I understand I may be in the minority in this thinking, but as someone who actively feels deeply for other people, I am okay with being this minority. My way of thinking is often perceived as unique and often times challenged, but that’s what makes us as humans improve and be better. Today’s society has turned into the, “be a hard ass or go home”, because if you’re anything but tough, you’re living wrong and I wholeheartedly disagree with that. In the case of this podcast, I felt really disappointed that people who have a voice for SO many women in this country chose to use it to casually say they think the world would be better off without some one is crossing a boundary. Yes, you’re entitled to your feelings, but you can’t, in my opinion, push for rights for women but then use the platform you’re given to say essentially anything about anyone who has wronged you. Personally, many people have done wrong by me and I haven’t forgiven them, and that’s okay. But in the age where we are now, where mental health and suicide are still issues on the backburner behind the political crisis, those kinds of words could push someone over the edge. Does that make me a snowflake? Probably. And I’m okay with that.
I’m hypersensitive. Bluntly put. I worry about everyone, everything, and pull up the worst-case scenarios for a lot of things. I am a communication studies major who sucks at communicating because she’s still trying to understand how to say things correctly. I joke about “wording badly” because a lot of what I say confuses people and it takes a certain type of person to not immediately jump to being offended and instead try to understand me. What this says to me? I’m a young woman in her twenties trying to figure her shit out. What society wants to label me as? Weird, troubled, extra, high maintenance. I just shrug and smile. I may be a lot of those things, but I also love fiercely, listen carefully, and don’t mind loving someone with opposing views. A close friend and I often spend time debating things we’ve said, being confused by what we’re trying to say, then ultimately realizing that he or I probably said something and worded it so completely wrong. And then… we laugh. We laugh about it and move on. Because it’s okay.

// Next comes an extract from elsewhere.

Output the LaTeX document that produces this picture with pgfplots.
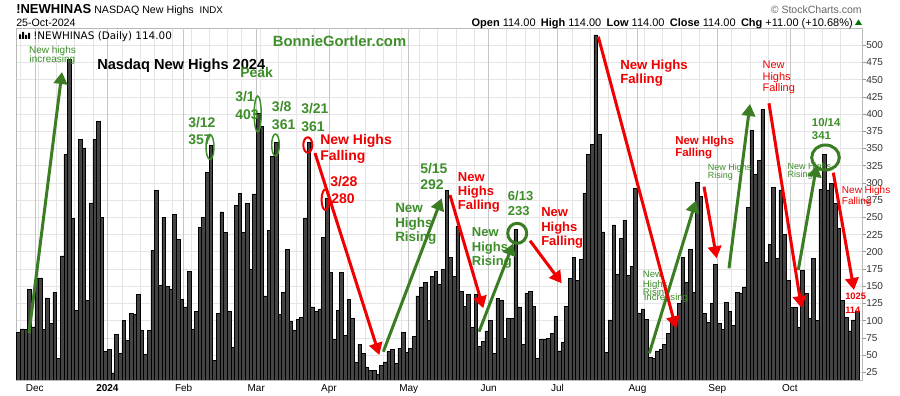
\documentclass[border=0pt]{standalone}
\usepackage{fontspec}
\setmainfont{Liberation Sans}
\newfontfamily\dejavu{DejaVu Sans}
\usepackage{pgfplots}
\pgfplotsset{compat=1.18}
\usepackage{pgfplotstable}
\usetikzlibrary{arrows.meta}
\definecolor{gtext}{HTML}{3E8E2A}
\definecolor{garrow}{HTML}{3B7D23}
\definecolor{rtext}{HTML}{F00000}
\definecolor{barfill}{HTML}{444444}
\newcommand\fs[1]{\fontsize{#1}{#1}\selectfont}

\pgfplotstableread{
v
83
88
87
145
91
162
162
87
133
96
141
45
194
341
480
248
115
363
351
130
271
363
390
250
55
58
24
80
53
100
71
111
109
138
86
51
86
202
289
151
250
150
146
254
218
131
120
172
87
114
235
250
315
355
42
110
258
228
114
61
267
285
228
270
174
284
401
382
136
231
339
359
109
141
204
99
86
102
105
249
359
120
113
117
221
278
170
73
115
170
79
131
103
39
66
53
32
28
28
22
35
40
55
58
38
60
83
54
60
77
136
149
156
100
164
172
153
175
289
192
164
237
142
121
138
90
138
63
70
85
100
53
132
129
74
103
103
232
120
66
140
142
121
46
73
73
74
82
106
56
69
121
161
192
159
189
285
342
356
515
371
229
54
101
239
167
219
246
166
179
292
111
117
102
47
45
56
58
66
82
97
100
125
192
155
203
141
301
280
111
98
125
182
96
87
127
113
93
141
140
149
265
376
312
333
407
185
211
293
190
290
225
158
119
119
90
173
139
103
191
100
291
341
290
299
270
234
130
105
85
101
114
}\newhighs

\begin{document}
\begin{tikzpicture}
\fill[white] (0,0) rectangle (675pt,297pt);
\useasboundingbox (0,0) rectangle (675pt,297pt);
\begin{axis}[
  at={(12pt,12pt)}, anchor=south west,
  width=634.5pt, height=264pt, scale only axis,
  xmin=0.31, xmax=233.37, ymin=13.81, ymax=525.1,
  axis line style={draw=gray!55, line width=0.5pt},
  ytick={25,50,...,500},
  ytick pos=right, yticklabel pos=right,
  tick align=outside, major tick length=3pt,
  ytick style={draw=gray!80, line width=0.5pt},
  xtick style={draw=none},
  xtick={1.5,6.5,11.5,16.5,21.5,25.5,29.5,34.5,38.5,43.5,48.5,53.5,58.5,62.5,67.5,72.5,77.5,82.5,86.5,91.5,96.5,101.5,106.5,111.5,116.5,121.5,126.5,130.5,135.5,140.5,144.5,149.5,153.5,158.5,163.5,168.5,173.5,178.5,183.5,188.5,193.5,197.5,202.5,207.5,212.5,217.5,222.5,227.5},
  xticklabels={},
  extra x ticks={5.5,25.5,46.5,66.5,86.5,108.5,130.5,149.5,171.5,193.5,213.5},
  extra x tick labels={Dec,\textbf{2024},Feb,Mar,Apr,May,Jun,Jul,Aug,Sep,Oct},
  extra x tick style={grid=major, major grid style={draw=gray!45, line width=0.5pt}},
  grid=major,
  major grid style={draw=gray!20, line width=0.5pt},
  tick label style={font=\fs{7.5pt}, inner sep=0pt},
  yticklabel style={text=black!80, anchor=west},
  xticklabel style={anchor=north, text=black},
  /pgf/number format/assume math mode=true,
]
\addplot[ybar, bar width=1, bar shift=0pt, fill=barfill, draw=black, line width=0.5pt]
  table[x expr=\coordindex+1, y=v] {\newhighs};
\end{axis}

\begin{scope}[x=0.75pt,y=-0.75pt,yshift=297pt]
% header
\node[anchor=base west,inner sep=0pt,font=\bfseries\fs{9.75pt}] at (16,14) {!NEWHINAS};
\node[anchor=base west,inner sep=0pt,font=\fs{8pt}] at (94,13.3) {NASDAQ New Highs};
\node[anchor=base west,inner sep=0pt,font=\fs{7.3pt}] at (199.3,13.3) {INDX};
\node[anchor=base west,inner sep=0pt,font=\fs{8pt}] at (16,26.7) {25-Oct-2024};
\node[anchor=base east,inner sep=0pt,font=\fs{7.9pt},text=black!60] at (862,14) {© StockCharts.com};
\node[anchor=base east,inner sep=0pt,font=\fs{8.25pt}] at (853,26.7) {\textbf{Open} 114.00\hspace{4pt}\textbf{High} 114.00\hspace{4pt}\textbf{Low} 114.00\hspace{4pt}\textbf{Close} 114.00\hspace{4pt}\textbf{Chg} +11.00 (+10.68\%)};
\fill[green!45!black] (855,25) -- (862,25) -- (858.5,19.5) -- cycle;
% plot title
\fill[black] (19,39) rectangle (21,34.5) (22,39) rectangle (24,32) (25,39) rectangle (27,35) (28,39) rectangle (30,33);
\node[anchor=base west,inner sep=0pt,font=\dejavu\fs{7.8pt}] at (33,39.3) {!NEWHINAS (Daily) 114.00};
\node[anchor=base west,inner sep=0pt,font=\bfseries\fs{11.1pt},text=gtext] at (272.7,46.7) {BonnieGortler.com};
\node[anchor=base west,inner sep=0pt,font=\bfseries\fs{10.95pt}] at (97,70) {Nasdaq New Highs 2024};
\node[anchor=base,inner sep=0pt,font=\fs{7.5pt},text=gtext] at (52.5,53.3) {New highs};
\node[anchor=base,inner sep=0pt,font=\fs{7.5pt},text=gtext] at (52.5,62.5) {increasing};

% green bold labels
\begin{scope}[every node/.style={anchor=base west,inner sep=0pt,font=\bfseries\fs{10.5pt},text=gtext}]
\node at (188,128) {3/12}; \node at (188,145) {357};
\node at (240,77.5) {Peak};
\node at (235,101.7) {3/1}; \node at (235,120) {403};
\node at (271.7,111.7) {3/8}; \node at (271.7,129.3) {361};
\node at (301,114) {3/21}; \node at (301,131.7) {361};
\node at (420,173.3) {5/15}; \node at (420,190) {292};
\node[font=\bfseries\fs{10.1pt}] at (395,212.7) {New};
\node[font=\bfseries\fs{10.1pt}] at (395,227.5) {Highs};
\node[font=\bfseries\fs{10.1pt}] at (395,242) {Rising};
\node[font=\bfseries\fs{9.75pt}] at (507.7,200.7) {6/13};
\node[font=\bfseries\fs{9.75pt}] at (507.7,216) {233};
\node[font=\bfseries\fs{9.75pt}] at (471.7,236.7) {New};
\node[font=\bfseries\fs{9.75pt}] at (471.7,251.5) {Highs};
\node[font=\bfseries\fs{9.75pt}] at (471.7,266) {Rising};
\node[font=\bfseries\fs{8.5pt}] at (811.7,126.7) {10/14};
\node[font=\bfseries\fs{8.5pt}] at (811.7,140) {341};
\end{scope}
% green small regular
\begin{scope}[every node/.style={anchor=base west,inner sep=0pt,font=\fs{7.2pt},text=gtext}]
\node at (642.7,277.3) {New};
\node at (642.7,287.5) {Highs};
\node at (642.7,296) {Rising};
\node at (643.5,300.5) {Increasing};
\node[font=\fs{6.75pt}] at (707.7,170.7) {New Highs};
\node[font=\fs{6.75pt}] at (707.7,178.5) {Rising};
\node[font=\fs{6.75pt}] at (787.3,170) {New Highs};
\node[font=\fs{6.75pt}] at (787.3,177.5) {Rising};
\end{scope}
% red bold labels
\begin{scope}[every node/.style={anchor=base west,inner sep=0pt,font=\bfseries\fs{10.5pt},text=rtext}]
\node at (320,145) {New Highs}; \node at (320,161) {Falling};
\node at (330,186.7) {3/28}; \node at (331,203.3) {280};
\node[font=\bfseries\fs{9.75pt}] at (457.7,181.7) {New};
\node[font=\bfseries\fs{9.75pt}] at (457.7,196) {Highs};
\node[font=\bfseries\fs{9.75pt}] at (457.7,210) {Falling};
\node[font=\bfseries\fs{9.75pt}] at (541,216.7) {New};
\node[font=\bfseries\fs{9.75pt}] at (541,231.5) {Highs};
\node[font=\bfseries\fs{9.75pt}] at (541,245.5) {Falling};
\node[font=\bfseries\fs{9.9pt}] at (620,70) {New Highs};
\node[font=\bfseries\fs{9.9pt}] at (620,83.5) {Falling};
\node[font=\bfseries\fs{8.6pt}] at (675,145) {New HIghs};
\node[font=\bfseries\fs{8.6pt}] at (675,156.5) {Falling};
\node[font=\bfseries\fs{7pt}] at (845,300) {1025};
\node[font=\bfseries\fs{7pt}] at (845,314) {114};
\end{scope}
% red regular labels
\begin{scope}[every node/.style={anchor=base west,inner sep=0pt,font=\fs{8.25pt},text=rtext}]
\node at (762.3,68.3) {New};
\node at (762.3,80.5) {Highs};
\node at (762.3,92) {Falling};
\node[font=\fs{7.5pt}] at (841.7,194) {New Highs};
\node[font=\fs{7.5pt}] at (841.7,205) {Falling};
\end{scope}

% arrows
\begin{scope}[line width=2.25pt, -{Triangle[length=9pt,width=10pt]}]
\draw[garrow] (29,333) -- (62,72);
\draw[garrow] (383.3,351.7) -- (441.7,198.3);
\draw[garrow] (479,331.7) -- (513.3,243.3);
\draw[garrow] (649.3,353.3) -- (696,200.5);
\draw[garrow] (729,268.3) -- (750,104);
\draw[garrow] (798.3,270) -- (816.7,165);
\draw[rtext] (315,153) -- (379.3,355);
\draw[rtext] (450,195) -- (483.3,308.3);
\draw[rtext] (530,240.7) -- (561.7,283.3);
\draw[rtext] (598.3,36.7) -- (676,328.3);
\draw[rtext] (704,186.7) -- (716.7,258.3);
\draw[rtext] (769,103.3) -- (801.5,308);
\draw[rtext] (833.3,172.7) -- (854,290);
\end{scope}

% ellipses
\draw[gtext, line width=1.1pt] (210,147) ellipse [x radius=4, y radius=12.5];
\draw[gtext, line width=1.1pt] (257.7,114) ellipse [x radius=3.5, y radius=18];
\draw[gtext, line width=1.1pt] (275.5,145) ellipse [x radius=3.8, y radius=11];
\draw[rtext, line width=1.5pt] (307.8,145) ellipse [x radius=4.5, y radius=7.7];
\draw[rtext, line width=1.5pt] (325.3,199.7) ellipse [x radius=3.7, y radius=10.3];
\draw[garrow, line width=2.25pt] (517.2,233.3) ellipse [x radius=9.5, y radius=10];
\draw[garrow, line width=2.25pt] (825.5,157.5) ellipse [x radius=13.8, y radius=12.5];
\end{scope}
\end{tikzpicture}
\end{document}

It’s okay to not want to be with some one who poses a threat to your mental health. It’s okay for relationships to not work out. It’s okay to have opposing views. It’s NOT okay to tell people they’re wrong and slam the metaphorical door in their face. It’s NOT okay to tell people they’re wrong, or to wish that some one who wronged you should die because YOU think the world would be better off without them. Instead of thinking this way, society needs to learn how to love being different, having opposing views, or when you get down to it, simply how to communicate better. I’m no professional, as much as I wish I was, but I’m just a hypersensitive introvert who observes a lot, hurts for everyone, and is a case of intense irony in her educational choices.
In a way, I’m glad I found out how people I looked up to thought about other humans. That aspect of relationships is extremely important to me. What I will leave you all is this: love each other. Understand each other. Make an effort. Remember that as much as you are entitled to walk this earth, so is everyone else who has hurt you, no matter what your opinion. Being complicated is hard, I can promise that. But being kind isn’t.